Imagine you’re back in school and it’s report card day. Would your marks have been higher if you were promised $5 for every A or a video game or manicure/pedicure for earning top grades?

With the school year almost at an end, some kids are expecting the shiny brass ring promised by Mum and Dad.

Experts say giving kids money or gifts for good grades can backfire, impacting motivation and creativity. Still, many parents are firm believers in the practice.

The long-running issue of rewarding children for good marks with money or material goods surfaced again recently. In a Wall Street Journal column, a mum concedes to bribing her four daughters with outings and objects of desire, though not cash, for all A’s or “relative improvement.”

“I admit: It would be best if all children (and adults) could be motivated by an innate drive for high achievement and a thirst for knowledge,” writes Demetria Gallegos, community editor for

“But I also believe that it’s easier to accomplish good grades after experiencing them,” she wrote. “Fake it until you make it. The excitement and adrenaline of success are addictive, and if you get to experience it, whatever the motivation, you’re inclined to seek it again.”

But her husband, John, calls the arrangement a “bad bargain,” and says, “They must value education.
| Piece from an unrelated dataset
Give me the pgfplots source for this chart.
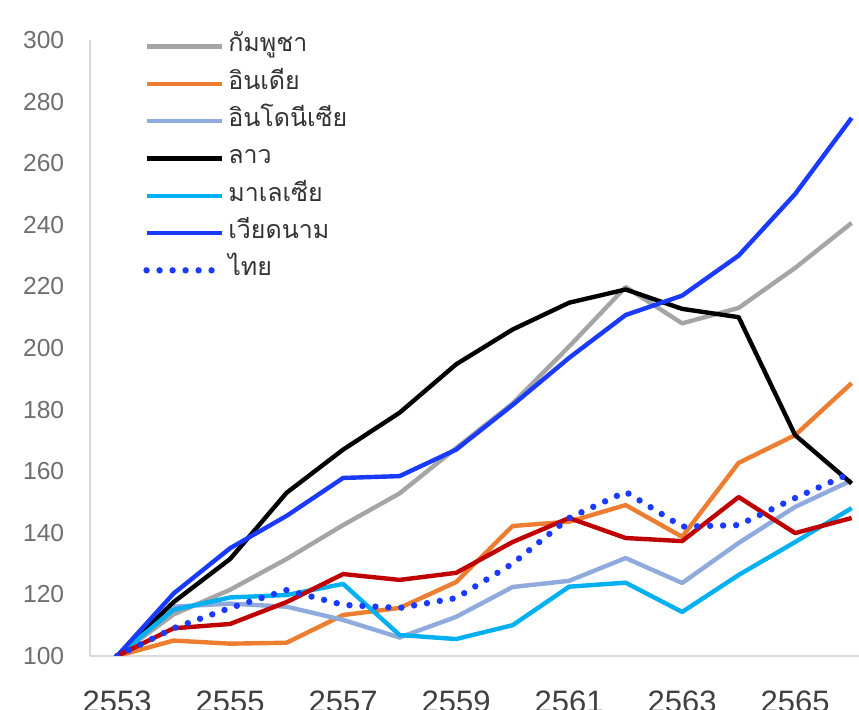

Giving them bribes is corrupting that value.”

When it comes to most students, educational psychologist and TODAY contributor Michele Borba agrees with John, who sees the rewards as a short-term solution that will backfire.
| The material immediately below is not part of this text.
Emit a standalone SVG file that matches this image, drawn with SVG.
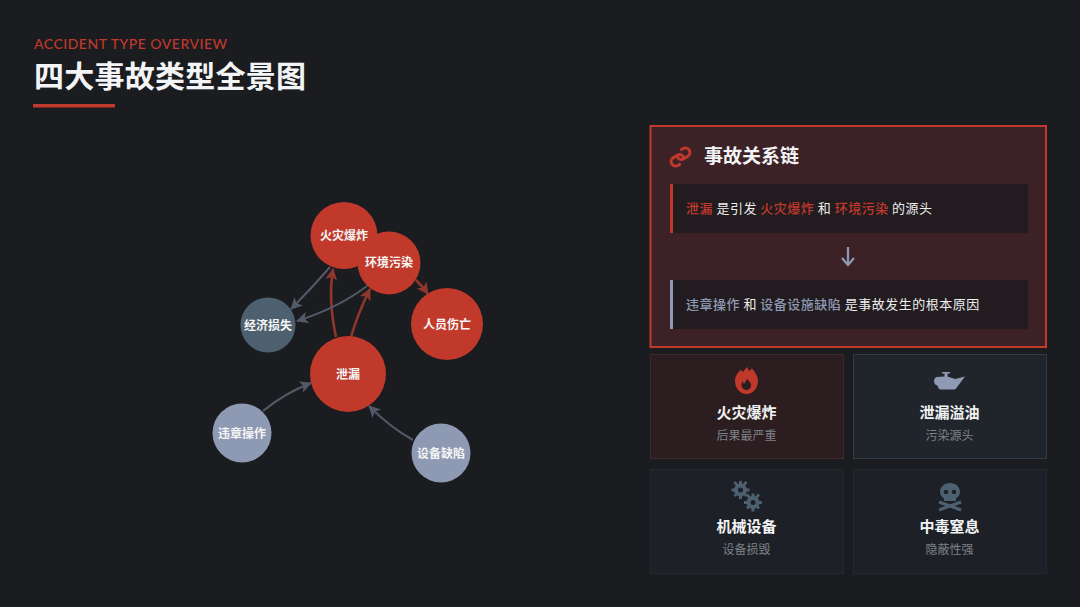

“Most of the research says it doesn’t work,” Borba says. “It has short-term gain but long-term pain.

“It will backfire on the love of the subject, the internal motivation and creativity,” she said. “That love of learning goes out, and instead what the child loves is cash and not the subject of the learning.”

Borba says bribes can reduce students’ abilities to realise they have control over their academic success and that is crucial because kids are the ones who are most responsible for motivating themselves. “That’s the secret,” Borba says. “To help your child learn without you.”
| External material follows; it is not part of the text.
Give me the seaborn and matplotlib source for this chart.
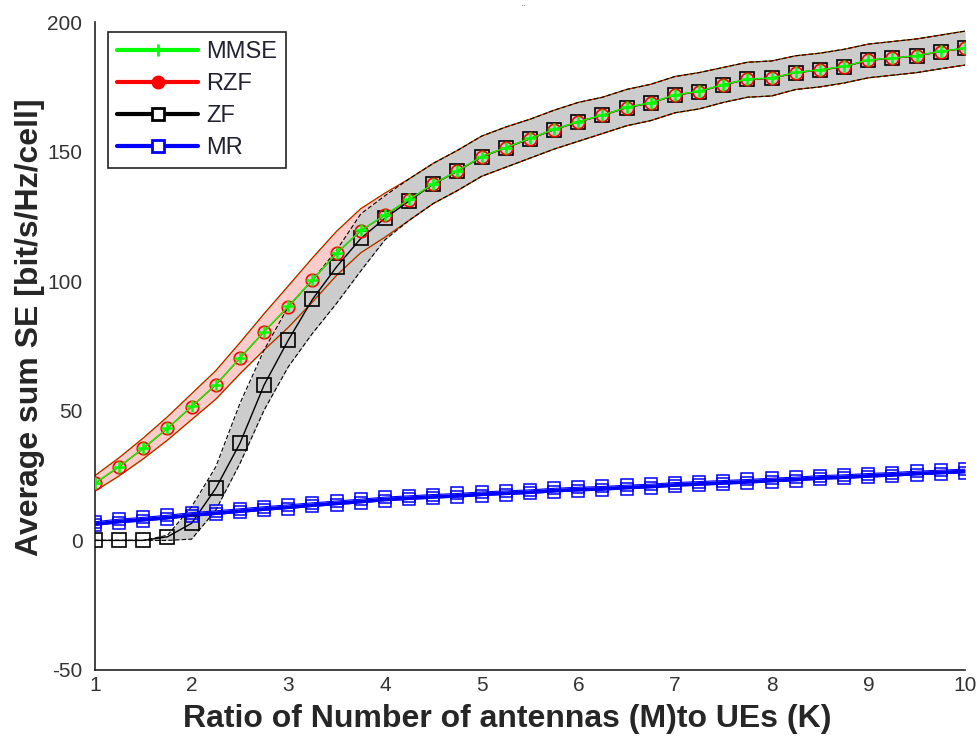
import matplotlib
matplotlib.use("Agg")
import matplotlib.pyplot as plt
import seaborn as sns
from matplotlib.lines import Line2D

# -----------------------------
# DATA
# -----------------------------
RATIO = [1.0, 1.25, 1.5, 1.75, 2.0, 2.25, 2.5, 2.75, 3.0, 3.25, 3.5, 3.75, 4.0,
         4.25, 4.5, 4.75, 5.0, 5.25, 5.5, 5.75, 6.0, 6.25, 6.5, 6.75, 7.0,
         7.25, 7.5, 7.75, 8.0, 8.25, 8.5, 8.75, 9.0, 9.25, 9.5, 9.75, 10.0]

RZF = [22.0, 28.4, 35.5, 43.2, 51.6, 60.0, 70.3, 80.5, 90.2, 100.5, 110.8, 119.5, 125.5,
       131.5, 137.5, 142.5, 148.0, 151.5, 155.0, 158.5, 161.5, 164.0, 167.0, 168.8, 171.8,
       173.2, 175.8, 177.9, 178.3, 180.5, 181.5, 182.8, 185.3, 186.0, 187.0, 188.6, 189.9]
MMSE = [22.1, 28.5, 35.6, 43.3, 51.7, 60.1, 70.4, 80.6, 90.3, 100.6, 110.9, 119.6, 125.6,
        131.6, 137.6, 142.6, 148.1, 151.6, 155.1, 158.6, 161.6, 164.1, 167.1, 168.9, 171.9,
        173.3, 175.9, 178.0, 178.4, 180.6, 181.6, 182.9, 185.4, 186.1, 187.1, 188.7, 190.0]
RZF_LOW = [19.0, 24.9, 31.5, 38.7, 46.6, 54.5, 64.3, 73.5, 82.2, 92.0, 102.3, 111.0, 117.0,
           123.5, 130.0, 135.0, 140.5, 144.0, 147.5, 151.0, 154.0, 157.0, 160.0, 162.0, 165.0,
           166.5, 169.0, 171.0, 171.5, 174.0, 175.0, 176.5, 178.5, 179.5, 180.5, 182.0, 183.4]
RZF_HIGH = [25.0, 31.9, 39.5, 47.7, 56.6, 65.5, 76.3, 87.5, 98.2, 109.0, 119.3, 128.0, 134.0,
            139.5, 145.5, 150.5, 156.0, 159.5, 162.5, 166.0, 169.0, 171.0, 174.0, 176.0, 179.0,
            180.5, 182.5, 184.5, 185.0, 187.0, 188.0, 189.5, 191.5, 192.5, 193.5, 195.0, 196.5]

ZF = [0.0, 0.0, 0.0, 1.4, 6.6, 20.1, 37.5, 60.0, 77.3, 93.0, 105.6, 116.5, 124.3,
      131.0, 137.5, 142.5, 148.0, 151.5, 155.0, 158.5, 161.5, 164.0, 167.0, 168.8, 171.8,
      173.2, 175.8, 177.9, 178.3, 180.5, 181.5, 182.8, 185.3, 186.0, 187.0, 188.6, 189.9]
ZF_LOW = [0.0, 0.0, 0.0, 0.0, 0.5, 11.7, 29.7, 50.3, 67.0, 79.9, 91.5, 104.0, 116.0,
          123.5, 130.0, 135.0, 140.5, 144.0, 147.5, 151.0, 154.0, 157.0, 160.0, 162.0, 165.0,
          166.5, 169.0, 171.0, 171.5, 174.0, 175.0, 176.5, 178.5, 179.5, 180.5, 182.0, 183.4]
ZF_HIGH = [0.0, 0.0, 0.0, 2.0, 13.0, 28.4, 52.9, 73.5, 90.2, 100.5, 112.0, 126.0, 133.0,
           139.5, 145.5, 150.5, 156.0, 159.5, 162.5, 166.0, 169.0, 171.0, 174.0, 176.0, 179.0,
           180.5, 182.5, 184.5, 185.0, 187.0, 188.0, 189.5, 191.5, 192.5, 193.5, 195.0, 196.5]

MR = [6.5, 7.5, 8.2, 9.0, 10.0, 10.7, 11.5, 12.3, 13.0, 13.8, 14.5, 15.2, 16.0,
      16.5, 17.0, 17.4, 18.0, 18.4, 18.8, 19.4, 19.8, 20.1, 20.6, 21.0, 21.6,
      22.0, 22.4, 22.8, 23.3, 23.7, 24.3, 24.6, 25.1, 25.5, 26.0, 26.4, 26.8]
MR_LOW = [5.8, 6.8, 7.5, 8.3, 9.3, 10.0, 10.8, 11.6, 12.3, 13.1, 13.8, 14.5, 15.3,
          15.8, 16.3, 16.7, 17.3, 17.7, 18.1, 18.7, 19.1, 19.4, 19.9, 20.3, 20.9,
          21.3, 21.7, 22.1, 22.6, 23.0, 23.6, 23.9, 24.4, 24.8, 25.3, 25.7, 26.1]
MR_HIGH = [7.2, 8.2, 8.9, 9.7, 10.7, 11.4, 12.2, 13.0, 13.7, 14.5, 15.2, 15.9, 16.7,
           17.2, 17.7, 18.1, 18.7, 19.1, 19.5, 20.1, 20.5, 20.8, 21.3, 21.7, 22.3,
           22.7, 23.1, 23.5, 24.0, 24.4, 25.0, 25.3, 25.8, 26.2, 26.7, 27.1, 27.5]

SCHEMES = ["MMSE", "RZF", "ZF", "MR"]
X_TICKS = [1, 2, 3, 4, 5, 6, 7, 8, 9, 10]
Y_TICKS = [-50, 0, 50, 100, 150, 200]

GREEN, RED, BLACK, BLUE = "#00FF00", "#FF0000", "#000000", "#0000FF"

# -----------------------------
# PLOT SETUP
# -----------------------------
sns.set_style("white")
plt.rcParams["font.family"] = ["Liberation Sans", "DejaVu Sans"]
plt.rcParams["axes.unicode_minus"] = False

fig = plt.figure(figsize=(9.78, 7.36), dpi=100)
ax = fig.add_axes([0.0971, 0.0897, 0.8896, 0.8803])

# -----------------------------
# CONFIDENCE BANDS
# -----------------------------
ax.fill_between(RATIO, RZF_LOW, RZF_HIGH, color=RED, alpha=0.2, lw=0, zorder=1)
ax.fill_between(RATIO, ZF_LOW, ZF_HIGH, color="#CCCCCC", lw=0, zorder=1.5)
ax.fill_between(RATIO, MR_LOW, MR_HIGH, color=BLUE, lw=0, zorder=1.5)

for band in (RZF_LOW, RZF_HIGH):
    sns.lineplot(x=RATIO, y=band, ax=ax, color=GREEN, lw=0.9, zorder=2, legend=False)
    sns.lineplot(x=RATIO, y=band, ax=ax, color=RED, lw=0.8, zorder=2.1, legend=False)
for band in (ZF_LOW, ZF_HIGH):
    sns.lineplot(x=RATIO, y=band, ax=ax, color=BLACK, lw=0.8, ls=(0, (4, 2)),
                 zorder=2.2, legend=False)

# -----------------------------
# MAIN CURVES
# -----------------------------
sns.lineplot(x=RATIO, y=ZF, ax=ax, color=BLACK, lw=1, marker="s", markersize=10,
             markerfacecolor="none", markeredgecolor=BLACK, markeredgewidth=1.2,
             zorder=3, legend=False)
sns.lineplot(x=RATIO, y=RZF, ax=ax, color=RED, lw=1, marker="o", markersize=9,
             markerfacecolor="none", markeredgecolor=RED, markeredgewidth=1.2,
             zorder=4, legend=False)
sns.lineplot(x=RATIO, y=MMSE, ax=ax, color=GREEN, lw=1, marker="+", markersize=8,
             markeredgecolor=GREEN, markeredgewidth=1.8, zorder=5, legend=False)

for band in (MR_LOW, MR_HIGH):
    sns.lineplot(x=RATIO, y=band, ax=ax, color=BLUE, lw=0.8, marker="s", markersize=9,
                 markerfacecolor="none", markeredgecolor=BLUE, markeredgewidth=1.1,
                 zorder=6, legend=False)
sns.lineplot(x=RATIO, y=MR, ax=ax, color=BLUE, lw=1, zorder=6, legend=False)

# -----------------------------
# AXES
# -----------------------------
ax.set_xlim(1, 10)
ax.set_ylim(-50, 200)
ax.set_xticks(X_TICKS)
ax.set_yticks(Y_TICKS)
ax.tick_params(axis="both", direction="in", length=6, width=1, color=BLACK,
               labelsize=15, labelcolor="#333333")
ax.tick_params(axis="x", pad=4)
ax.tick_params(axis="y", pad=9)
for side in ("top", "right"):
    ax.spines[side].set_visible(False)
for side in ("left", "bottom"):
    ax.spines[side].set_color("#222222")
    ax.spines[side].set_linewidth(1.2)

ax.set_xlabel("Ratio of Number of antennas (M)to UEs (K)", fontsize=23, weight="bold")
ax.set_ylabel("Average sum SE [bit/s/Hz/cell]", fontsize=23, weight="bold")
ax.xaxis.set_label_coords(0.4735, -0.052)
ax.yaxis.set_label_coords(-0.057, 0.529)
ax.grid(False)

# -----------------------------
# LEGEND
# -----------------------------
handles = [
    Line2D([], [], color=GREEN, lw=3, marker="+", markersize=9, markeredgewidth=2),
    Line2D([], [], color=RED, lw=3, marker="o", markersize=9),
    Line2D([], [], color=BLACK, lw=3, marker="s", markersize=9,
           markerfacecolor="white", markeredgewidth=2),
    Line2D([], [], color=BLUE, lw=3, marker="s", markersize=9,
           markerfacecolor="white", markeredgewidth=2),
]
leg = ax.legend(handles, SCHEMES, loc="upper left", bbox_to_anchor=(0.015, 0.985),
                borderaxespad=0, fontsize=17, handlelength=3.4, handletextpad=0.35,
                labelspacing=0.42, borderpad=0.4, fancybox=False, framealpha=1,
                edgecolor="#222222")
leg.get_frame().set_linewidth(1.2)
for t in leg.get_texts():
    t.set_color("#222233")

fig.text(0.535, 0.993, "¨", fontsize=8, color="#555555", ha="center", va="top")

fig.savefig("out.png", dpi=100)
plt.close(fig)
“What works best is inside control and inside motivation and knowing, ‘I can do it without the reward, the sticker or the dollar,’” Borba says, adding that kids could grow to want more to stay motivated, like “instead of a dollar he wants a Lexus.”

Still, she says, rewards may help kids who are having trouble in school.


“For some kids who are strugglers, who are really frustrated with learning, it could be a way to get them jump-started to get them try a little harder,” Borba says. “If they at least see the joy of getting the grade going up, it could be a way to spin them to motivate harder.”

Though generations of parents have offered rewards, Borba says there’s been a spike in the last decade in the number of parents and some schools offering money and rewards for high grades, as economists continue to study the idea.

“It’s been going on forever and there’s still a split,” Borba says.

There’s a division, too, among readers on the TODAY Facebook page.

Some mums had no issue with a financial incentive, likening it to the adult work world.

“I don’t see a problem with offering an incentive at the end of a grading period,” Erika Douglass wrote. “It’s actually very similar to adult life in the career market. At the end of an evaluation period, there is an incentive to earning high marks; a promotion, a raise … and the threat of failing – losing your job.”

Kim Reynolds Tracy wrote: “We pay our kids for A’s and B’s and deduct for C’s, if there ever is a D they won’t get any of the money they earned. … We also help them as much as we can to get those good grades and encourage them throughout the semester/year.”

Other posters say they never offered a reward up front.

“We have never paid for grades and never will,” Melissa Phelps Barnard wrote. “The motivation has to come from within.”

“NEVER, EVER!” wrote Mary Thorsen-Nolan. “I told my kids that their grades and their ambition was on them, not me. … I helped them to set their goals and encouraged them to work their hardest to reach them, but I never once offered incentive other than pride in a job well done.”

Borba says praising the time and effort kids are putting into their schoolwork can help them find their inner-push to succeed.

“Praise by far, research says, is the best way to boost learning success,” Borba says.

The other benefits of praise, she says: “It’s cheap, it’s research-based and kids thrive on it.”